Not so much at camp. We wake at 6:30 and go to bed around 10 or 10:30 each night. At the time I am usually cleaning the dishes in the other months, I am attending Torchlight here. There is also no real weekend. We have a slightly different schedule on Sunday, but Sunday is also a full day at camp.

 

We do not work every hour of every day. Susie Ma’am and I allow ourselves a couple of evenings off each week. We also avail ourselves of rest period every day (note: we really miss rest period the remainder of the year). But the schedule is substantially different than the other months.

 

Proactive to Reactive

For the nine non-summer months, there are few things that we must do on any given day.   Do not get me wrong, there is plenty to do – recruiting counselors on 3 continents, meeting new camper families, making improvements, building new structures and learning new ideas about camp – but we can do these things on our own schedule. Nothing forces us to do any of these things during any given week. As a result, we need to be disciplined, organized and proactive.

 

Then camp rolls around and we are suddenly on a schedule. We spend time with every cabin and we have daily meetings with our leadership team. We start every day with flag-raising and end with Taps. During the day, stuff will happen. You never know what the opportunities of the day might be – a counselor that gets bad news from home, a camper that is homesick, a stomach bug – but you know there will be something. And it will always be different.

 

As a result, the summer is a reactive time. Our job is to wake up with a sense of joy and attack every issue as an opportunity to model optimism and positivity.

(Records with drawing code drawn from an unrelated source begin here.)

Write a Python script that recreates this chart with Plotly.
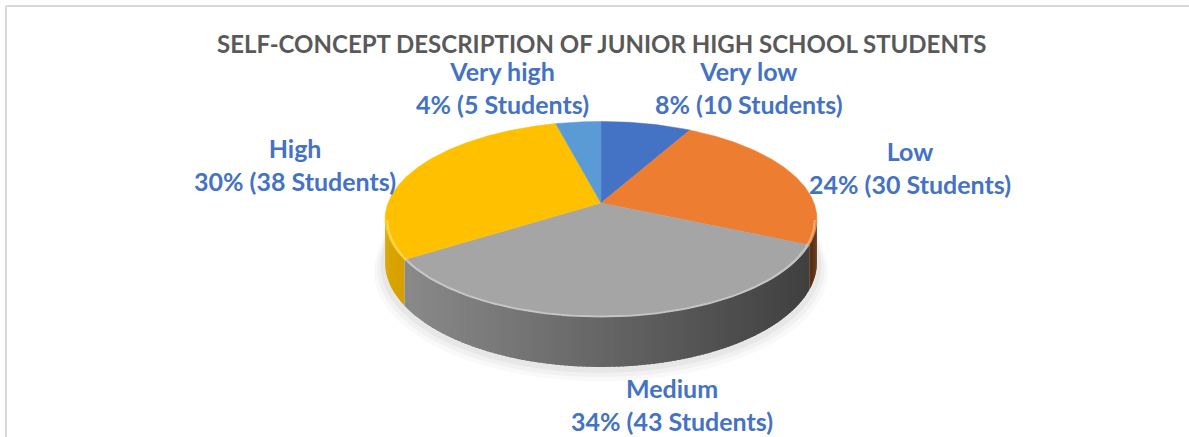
import numpy as np
import plotly.graph_objects as go

categories = ["Very low", "Low", "Medium", "High", "Very high"]
students = [10, 30, 43, 38, 5]
colors = ["#4472C4", "#ED7D31", "#A5A5A5", "#FFC000", "#5B9BD5"]
title_text = "SELF-CONCEPT DESCRIPTION OF JUNIOR HIGH SCHOOL STUDENTS"

W, H = 1189, 437
# projection of a tilted disk (pixel space)
CX, CY = 601, 203
FR = 213.0
FA = 95.1
K = 0.1655
T = 41.7


def hex_rgb(h):
    h = h.lstrip("#")
    return tuple(int(h[i:i + 2], 16) for i in (0, 2, 4))


def proj(theta_deg, r=1.0):
    th = np.radians(theta_deg)
    c = r * np.cos(th)
    s = r * np.sin(th)
    den = 1 + K * c
    return CX + FR * s / den, CY - FA * c / den


def drop(theta_deg, r=1.0):
    th = np.radians(theta_deg)
    return T / (1 + K * r * np.cos(th))


total = sum(students)
angles = np.cumsum([0] + [v / total * 360 for v in students])

fig = go.Figure()

# soft shadow under the pie
for rr, extra, alpha in [(1.05, 7, 0.025), (1.035, 5, 0.03), (1.02, 3, 0.04)]:
    th = np.linspace(95, 265, 120)
    xs, ys = proj(th, rr)
    ys = ys + drop(th, rr) + extra
    xt, yt = proj(th[::-1], 0.97)
    fig.add_trace(go.Scatter(x=np.r_[xs, xt], y=np.r_[ys, yt], fill="toself",
                             fillcolor=f"rgba(0,0,0,{alpha})", mode="none",
                             hoverinfo="skip", showlegend=False))

# visible side walls
vis0 = np.degrees(np.arccos(-K))
vis1 = 360 - vis0
for i, (a0, a1) in enumerate(zip(angles[:-1], angles[1:])):
    lo, hi = max(a0, vis0), min(a1, vis1)
    if hi <= lo:
        continue
    n = max(2, int((hi - lo) / 1.0) + 1)
    edges = np.linspace(lo, hi, n)
    step = edges[1] - edges[0]
    base = hex_rgb(colors[i])
    for e0, e1 in zip(edges[:-1], edges[1:]):
        e1x = min(hi, e1 + 0.6 * step)
        th = np.array([e0, e1x])
        xs, ys = proj(th)
        yb = ys + drop(th)
        xm = (proj((e0 + e1) / 2)[0] - CX) / 216.0
        f = 0.62 - 0.24 * xm
        col = "rgb({},{},{})".format(*[int(max(0, min(255, c * f))) for c in base])
        fig.add_trace(go.Scatter(x=[xs[0], xs[1], xs[1], xs[0]],
                                 y=[ys[0], ys[1], yb[1], yb[0]],
                                 fill="toself", fillcolor=col, mode="none",
                                 hoverinfo="skip", showlegend=False))

# top face slices
for i, (a0, a1) in enumerate(zip(angles[:-1], angles[1:])):
    th = np.linspace(a0, a1, max(3, int((a1 - a0) / 0.5)))
    xs, ys = proj(th)
    fig.add_trace(go.Scatter(x=np.r_[CX, xs, CX], y=np.r_[CY, ys, CY],
                             fill="toself", fillcolor=colors[i], mode="lines",
                             line=dict(color=colors[i], width=0.5),
                             name=categories[i], hoverinfo="skip", showlegend=False))

# bevel highlight along the front rim
th = np.linspace(vis0, vis1, 200)
xs, ys = proj(th, 0.99)
fig.add_trace(go.Scatter(x=xs, y=ys + 1, mode="lines",
                         line=dict(color="rgba(255,255,255,0.35)", width=2),
                         hoverinfo="skip", showlegend=False))

# data labels
label_pos = [(749, 87), (910, 167), (672, 404), (295, 164), (502, 87)]
for cat, n, (lx, ly) in zip(categories, students, label_pos):
    pct = round(n / total * 100)
    fig.add_annotation(x=lx, y=ly, xref="x", yref="y", showarrow=False,
                       text=f"<b>{cat}<br>{pct}% ({n} Students)</b>",
                       font=dict(family="Lato, Open Sans, sans-serif", size=25, color="#4472C4"),
                       align="center")

fig.add_annotation(x=601, y=43, xref="x", yref="y", showarrow=False,
                   text=f"<b>{title_text}</b>",
                   font=dict(family="Lato, Open Sans, sans-serif", size=24, color="#595959"))

# chart frame
fig.add_shape(type="line", xref="paper", yref="paper", x0=6 / W, x1=1, y0=1 - 6 / H, y1=1 - 6 / H,
              line=dict(color="#D9D9D9", width=2))
fig.add_shape(type="line", xref="paper", yref="paper", x0=6 / W, x1=6 / W, y0=0, y1=1 - 6 / H,
              line=dict(color="#D9D9D9", width=2))

fig.update_layout(
    width=W, height=H,
    margin=dict(l=0, r=0, t=0, b=0),
    paper_bgcolor="white", plot_bgcolor="white",
    xaxis=dict(range=[0, W], visible=False, fixedrange=True),
    yaxis=dict(range=[H, 0], visible=False, fixedrange=True),
    showlegend=False,
)

fig.write_html("out.html", config={"displayModeBar": False},
               post_script="document.body.style.margin='0';document.body.style.overflow='hidden';")
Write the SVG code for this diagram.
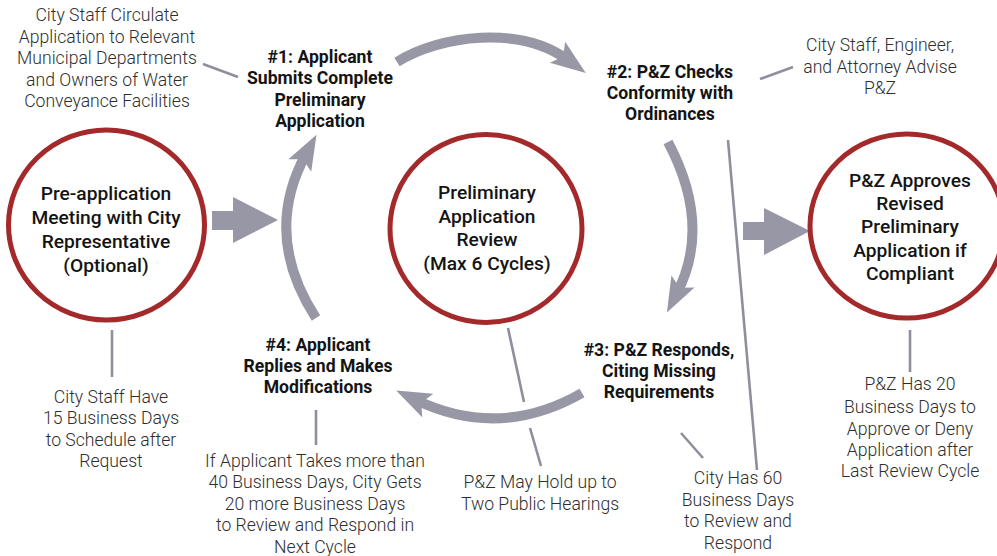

But we know that we cannot predict what the opportunities will be.

 

IPhone vs Walkie Talkie

During the year, we communicate with phones like normal humans. During the summer, the phones go away and we pick up walkie talkies. We have roughly 35 walkie talkies spread over our leadership team, the office, the maintenance crew and the health center. With them, I can reach almost anyone virtually instantly.

 

I like to joke that during the summer, I have several hundred people who will respond to anything I need within 5 minutes, but the rest of the year I have 5 who have the option to respond to nothing I say (6 if you include Dodger the Bassett Hound).

 

Our Home

For nine months each year, our home looks like a home. We have nice carpets, knick-knacks, flowers and the occasional delicate piece of furniture. During counselor orientation, we change almost every room. The carpets go into storage and everything that is delicate disappears.

 

Where we once discussed the arrangement of travel mementos on a table, we now ask ourselves, “What can be destroyed?”

 

During the summer, we will have 7-10 different people live in our home (directors, office workers, international chaperones, guests). We will bring over 200 high schoolers (our Senior Campers) into the home 5-6 times each. Every camper will spend some time here. We have a daily meeting every morning with our leadership team in our living room.

 

We do not think twice about people walking in and out of the house all day long.

 

I truly believe that I have been blessed to marry Susie Ma’am. She was never a camper as a child and did not initially have any interest in being a camp professional. She got her MBA in health care from Northwestern. She planned to run hospitals. She has since fallen in love with camp (we will share a blog about this later) and is a fantastic director now.

 

And she has embraced all these odd changes – including having our home transformed into Grand Central Station for 3 months each year.

 

In August, camp will end and we will go back to “normal” lives. That transition will be just as disruptive as the one we had at the start of camp. Our lives at camp are not better or worse than our lives the rest of the year. Each has it great gifts. Camp provides joy, meaning and impact on the lives of others. The rest of the year is about family, projects and travel.

 

But switching gears is hard. It takes a week on each side to re-adjust.

 

In the meantime, I plan to enjoy these habits and schedules of camp!